**What to produce**
All of the lines below are to be transcribed faithfully, with pictures excluded from the copy.

**Data provided**
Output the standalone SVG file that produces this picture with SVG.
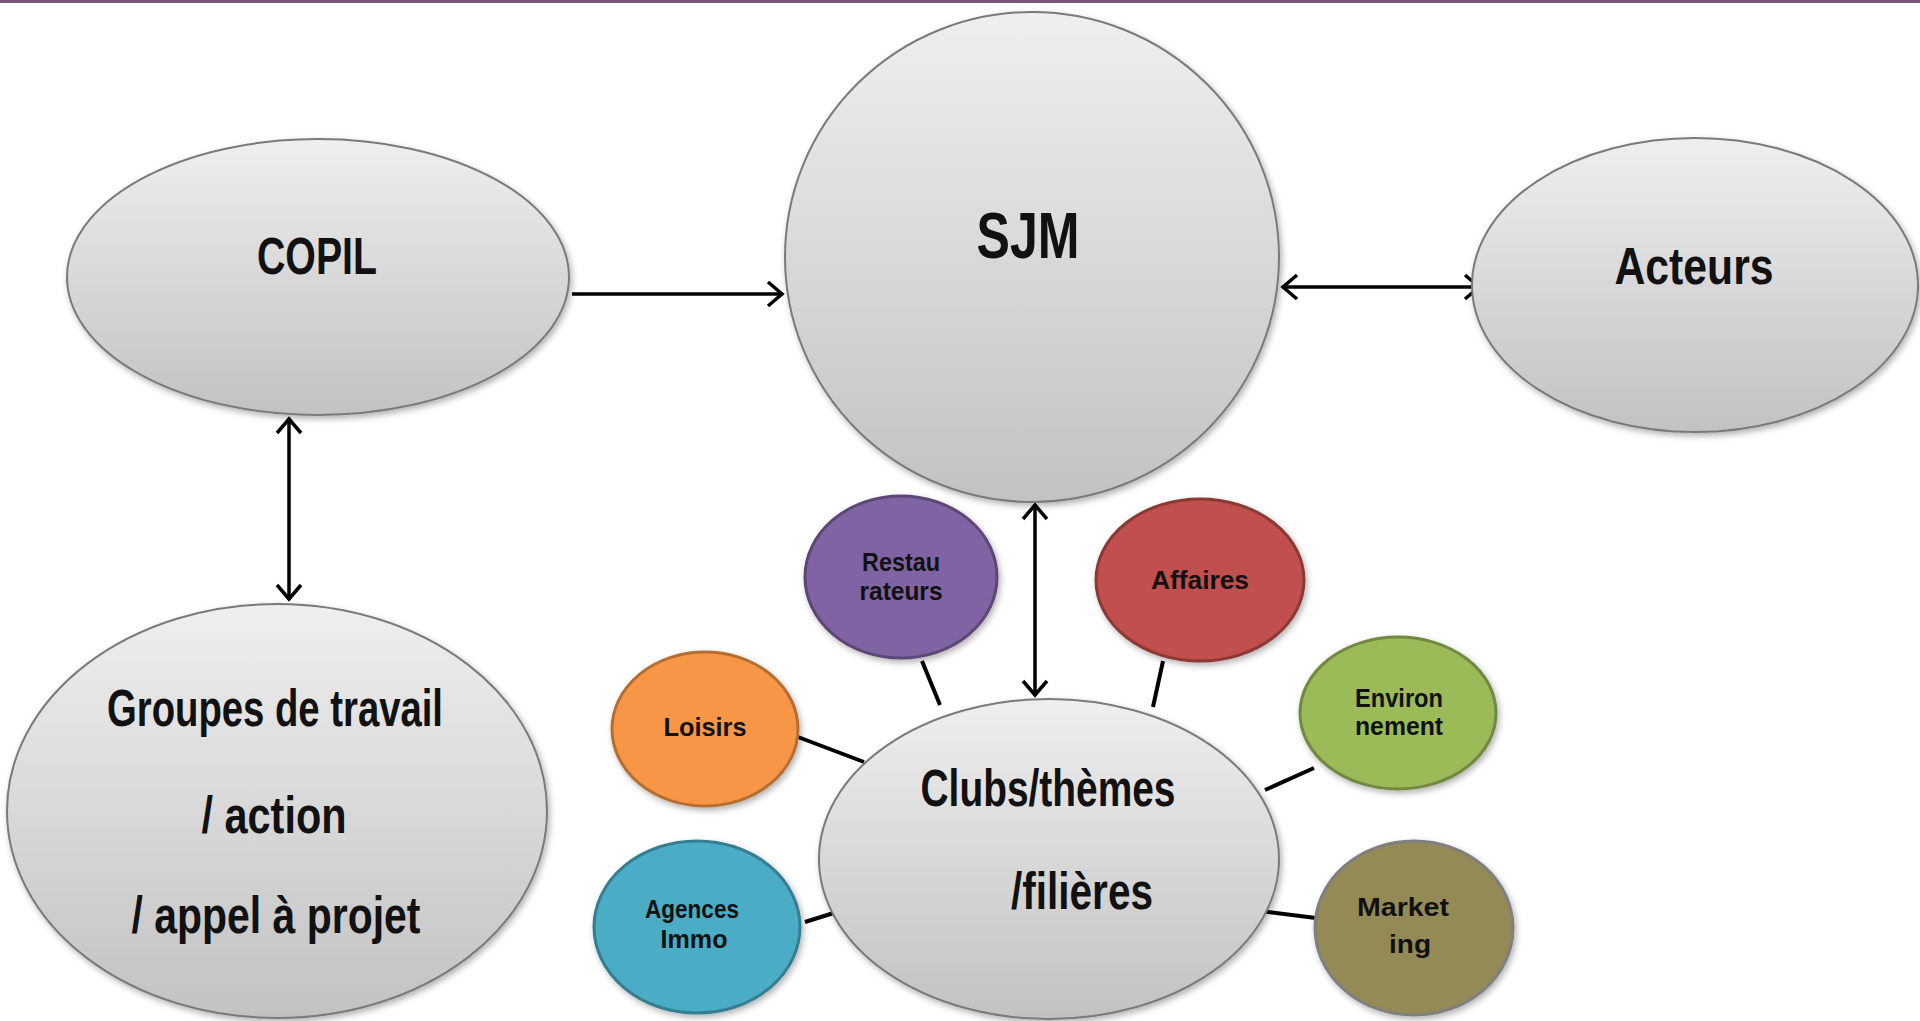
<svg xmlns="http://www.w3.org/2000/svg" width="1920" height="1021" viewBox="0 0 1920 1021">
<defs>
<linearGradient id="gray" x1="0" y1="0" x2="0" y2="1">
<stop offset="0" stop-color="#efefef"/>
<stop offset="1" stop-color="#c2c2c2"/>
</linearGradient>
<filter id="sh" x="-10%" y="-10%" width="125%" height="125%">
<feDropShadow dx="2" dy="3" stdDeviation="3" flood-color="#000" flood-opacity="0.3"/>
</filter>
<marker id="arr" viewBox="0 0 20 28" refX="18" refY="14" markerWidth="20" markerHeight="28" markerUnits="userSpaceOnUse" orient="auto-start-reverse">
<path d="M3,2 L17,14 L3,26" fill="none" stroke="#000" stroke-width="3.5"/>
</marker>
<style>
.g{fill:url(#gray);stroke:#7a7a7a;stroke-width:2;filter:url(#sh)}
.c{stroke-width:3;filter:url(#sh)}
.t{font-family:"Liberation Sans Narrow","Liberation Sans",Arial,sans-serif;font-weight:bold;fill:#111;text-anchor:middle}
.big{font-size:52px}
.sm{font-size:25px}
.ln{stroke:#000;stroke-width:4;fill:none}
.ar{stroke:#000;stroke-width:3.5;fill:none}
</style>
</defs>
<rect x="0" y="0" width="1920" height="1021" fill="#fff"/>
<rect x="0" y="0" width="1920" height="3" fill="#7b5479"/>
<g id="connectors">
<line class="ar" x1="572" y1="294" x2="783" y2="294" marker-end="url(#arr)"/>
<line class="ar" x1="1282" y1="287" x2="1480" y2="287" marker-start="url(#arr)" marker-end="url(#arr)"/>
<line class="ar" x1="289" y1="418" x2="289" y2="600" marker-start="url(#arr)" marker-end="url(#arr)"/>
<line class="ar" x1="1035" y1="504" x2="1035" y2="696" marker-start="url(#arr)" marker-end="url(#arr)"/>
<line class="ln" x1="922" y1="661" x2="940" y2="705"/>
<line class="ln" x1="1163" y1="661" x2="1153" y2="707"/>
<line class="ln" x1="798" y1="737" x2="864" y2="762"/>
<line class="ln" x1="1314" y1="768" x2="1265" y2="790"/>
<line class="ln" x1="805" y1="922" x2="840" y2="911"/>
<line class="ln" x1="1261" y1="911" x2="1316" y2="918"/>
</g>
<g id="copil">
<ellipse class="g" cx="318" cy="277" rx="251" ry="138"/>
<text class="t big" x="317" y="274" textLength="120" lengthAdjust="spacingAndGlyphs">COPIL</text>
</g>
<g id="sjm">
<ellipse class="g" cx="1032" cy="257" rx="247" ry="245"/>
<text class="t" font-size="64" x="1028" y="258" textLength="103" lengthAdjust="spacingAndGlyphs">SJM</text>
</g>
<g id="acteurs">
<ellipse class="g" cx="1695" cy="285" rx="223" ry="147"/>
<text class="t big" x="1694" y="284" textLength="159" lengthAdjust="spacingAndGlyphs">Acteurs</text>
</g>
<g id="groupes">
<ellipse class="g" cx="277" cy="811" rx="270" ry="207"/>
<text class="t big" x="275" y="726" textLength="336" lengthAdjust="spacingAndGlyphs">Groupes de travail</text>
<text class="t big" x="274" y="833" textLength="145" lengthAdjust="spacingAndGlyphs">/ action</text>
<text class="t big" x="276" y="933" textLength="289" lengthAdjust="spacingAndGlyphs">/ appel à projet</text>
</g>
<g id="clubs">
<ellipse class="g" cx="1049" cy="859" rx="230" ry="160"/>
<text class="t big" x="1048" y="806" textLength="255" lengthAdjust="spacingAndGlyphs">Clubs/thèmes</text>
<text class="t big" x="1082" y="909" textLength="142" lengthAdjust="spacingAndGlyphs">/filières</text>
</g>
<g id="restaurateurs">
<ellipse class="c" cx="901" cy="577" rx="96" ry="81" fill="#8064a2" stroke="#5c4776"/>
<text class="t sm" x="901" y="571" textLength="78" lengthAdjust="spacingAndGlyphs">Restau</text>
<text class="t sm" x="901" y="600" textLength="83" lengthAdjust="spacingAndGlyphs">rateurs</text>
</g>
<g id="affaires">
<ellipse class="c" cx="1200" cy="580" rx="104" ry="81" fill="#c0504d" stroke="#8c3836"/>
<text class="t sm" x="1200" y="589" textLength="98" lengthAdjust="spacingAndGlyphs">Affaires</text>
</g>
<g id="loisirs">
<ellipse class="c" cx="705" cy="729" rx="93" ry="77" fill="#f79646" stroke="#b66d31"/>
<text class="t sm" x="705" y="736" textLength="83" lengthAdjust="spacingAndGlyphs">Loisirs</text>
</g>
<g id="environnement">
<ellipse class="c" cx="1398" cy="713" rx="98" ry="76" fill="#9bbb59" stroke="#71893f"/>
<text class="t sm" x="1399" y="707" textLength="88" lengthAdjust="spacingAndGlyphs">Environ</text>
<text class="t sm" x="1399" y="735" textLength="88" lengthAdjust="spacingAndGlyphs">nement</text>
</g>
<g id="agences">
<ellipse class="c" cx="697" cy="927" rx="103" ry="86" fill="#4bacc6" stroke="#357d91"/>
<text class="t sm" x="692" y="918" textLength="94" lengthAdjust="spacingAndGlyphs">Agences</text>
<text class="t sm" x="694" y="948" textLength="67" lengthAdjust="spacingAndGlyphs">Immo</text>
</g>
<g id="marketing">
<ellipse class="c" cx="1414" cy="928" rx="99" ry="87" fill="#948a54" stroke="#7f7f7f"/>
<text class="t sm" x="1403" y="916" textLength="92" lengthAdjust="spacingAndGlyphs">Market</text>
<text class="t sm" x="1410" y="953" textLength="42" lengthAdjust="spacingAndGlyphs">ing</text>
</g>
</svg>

**Output for this exercise**
Output the standalone SVG file that produces this picture with SVG.
<svg xmlns="http://www.w3.org/2000/svg" width="1920" height="1021" viewBox="0 0 1920 1021">
<defs>
<linearGradient id="gray" x1="0" y1="0" x2="0" y2="1">
<stop offset="0" stop-color="#efefef"/>
<stop offset="1" stop-color="#c2c2c2"/>
</linearGradient>
<filter id="sh" x="-10%" y="-10%" width="125%" height="125%">
<feDropShadow dx="2" dy="3" stdDeviation="3" flood-color="#000" flood-opacity="0.3"/>
</filter>
<marker id="arr" viewBox="0 0 20 28" refX="18" refY="14" markerWidth="20" markerHeight="28" markerUnits="userSpaceOnUse" orient="auto-start-reverse">
<path d="M3,2 L17,14 L3,26" fill="none" stroke="#000" stroke-width="3.5"/>
</marker>
<style>
.g{fill:url(#gray);stroke:#7a7a7a;stroke-width:2;filter:url(#sh)}
.c{stroke-width:3;filter:url(#sh)}
.t{font-family:"Liberation Sans Narrow","Liberation Sans",Arial,sans-serif;font-weight:bold;fill:#111;text-anchor:middle}
.big{font-size:52px}
.sm{font-size:25px}
.ln{stroke:#000;stroke-width:4;fill:none}
.ar{stroke:#000;stroke-width:3.5;fill:none}
</style>
</defs>
<rect x="0" y="0" width="1920" height="1021" fill="#fff"/>
<rect x="0" y="0" width="1920" height="3" fill="#7b5479"/>
<g id="connectors">
<line class="ar" x1="572" y1="294" x2="783" y2="294" marker-end="url(#arr)"/>
<line class="ar" x1="1282" y1="287" x2="1480" y2="287" marker-start="url(#arr)" marker-end="url(#arr)"/>
<line class="ar" x1="289" y1="418" x2="289" y2="600" marker-start="url(#arr)" marker-end="url(#arr)"/>
<line class="ar" x1="1035" y1="504" x2="1035" y2="696" marker-start="url(#arr)" marker-end="url(#arr)"/>
<line class="ln" x1="922" y1="661" x2="940" y2="705"/>
<line class="ln" x1="1163" y1="661" x2="1153" y2="707"/>
<line class="ln" x1="798" y1="737" x2="864" y2="762"/>
<line class="ln" x1="1314" y1="768" x2="1265" y2="790"/>
<line class="ln" x1="805" y1="922" x2="840" y2="911"/>
<line class="ln" x1="1261" y1="911" x2="1316" y2="918"/>
</g>
<g id="copil">
<ellipse class="g" cx="318" cy="277" rx="251" ry="138"/>
<text class="t big" x="317" y="274" textLength="120" lengthAdjust="spacingAndGlyphs">COPIL</text>
</g>
<g id="sjm">
<ellipse class="g" cx="1032" cy="257" rx="247" ry="245"/>
<text class="t" font-size="64" x="1028" y="258" textLength="103" lengthAdjust="spacingAndGlyphs">SJM</text>
</g>
<g id="acteurs">
<ellipse class="g" cx="1695" cy="285" rx="223" ry="147"/>
<text class="t big" x="1694" y="284" textLength="159" lengthAdjust="spacingAndGlyphs">Acteurs</text>
</g>
<g id="groupes">
<ellipse class="g" cx="277" cy="811" rx="270" ry="207"/>
<text class="t big" x="275" y="726" textLength="336" lengthAdjust="spacingAndGlyphs">Groupes de travail</text>
<text class="t big" x="274" y="833" textLength="145" lengthAdjust="spacingAndGlyphs">/ action</text>
<text class="t big" x="276" y="933" textLength="289" lengthAdjust="spacingAndGlyphs">/ appel à projet</text>
</g>
<g id="clubs">
<ellipse class="g" cx="1049" cy="859" rx="230" ry="160"/>
<text class="t big" x="1048" y="806" textLength="255" lengthAdjust="spacingAndGlyphs">Clubs/thèmes</text>
<text class="t big" x="1082" y="909" textLength="142" lengthAdjust="spacingAndGlyphs">/filières</text>
</g>
<g id="restaurateurs">
<ellipse class="c" cx="901" cy="577" rx="96" ry="81" fill="#8064a2" stroke="#5c4776"/>
<text class="t sm" x="901" y="571" textLength="78" lengthAdjust="spacingAndGlyphs">Restau</text>
<text class="t sm" x="901" y="600" textLength="83" lengthAdjust="spacingAndGlyphs">rateurs</text>
</g>
<g id="affaires">
<ellipse class="c" cx="1200" cy="580" rx="104" ry="81" fill="#c0504d" stroke="#8c3836"/>
<text class="t sm" x="1200" y="589" textLength="98" lengthAdjust="spacingAndGlyphs">Affaires</text>
</g>
<g id="loisirs">
<ellipse class="c" cx="705" cy="729" rx="93" ry="77" fill="#f79646" stroke="#b66d31"/>
<text class="t sm" x="705" y="736" textLength="83" lengthAdjust="spacingAndGlyphs">Loisirs</text>
</g>
<g id="environnement">
<ellipse class="c" cx="1398" cy="713" rx="98" ry="76" fill="#9bbb59" stroke="#71893f"/>
<text class="t sm" x="1399" y="707" textLength="88" lengthAdjust="spacingAndGlyphs">Environ</text>
<text class="t sm" x="1399" y="735" textLength="88" lengthAdjust="spacingAndGlyphs">nement</text>
</g>
<g id="agences">
<ellipse class="c" cx="697" cy="927" rx="103" ry="86" fill="#4bacc6" stroke="#357d91"/>
<text class="t sm" x="692" y="918" textLength="94" lengthAdjust="spacingAndGlyphs">Agences</text>
<text class="t sm" x="694" y="948" textLength="67" lengthAdjust="spacingAndGlyphs">Immo</text>
</g>
<g id="marketing">
<ellipse class="c" cx="1414" cy="928" rx="99" ry="87" fill="#948a54" stroke="#7f7f7f"/>
<text class="t sm" x="1403" y="916" textLength="92" lengthAdjust="spacingAndGlyphs">Market</text>
<text class="t sm" x="1410" y="953" textLength="42" lengthAdjust="spacingAndGlyphs">ing</text>
</g>
</svg>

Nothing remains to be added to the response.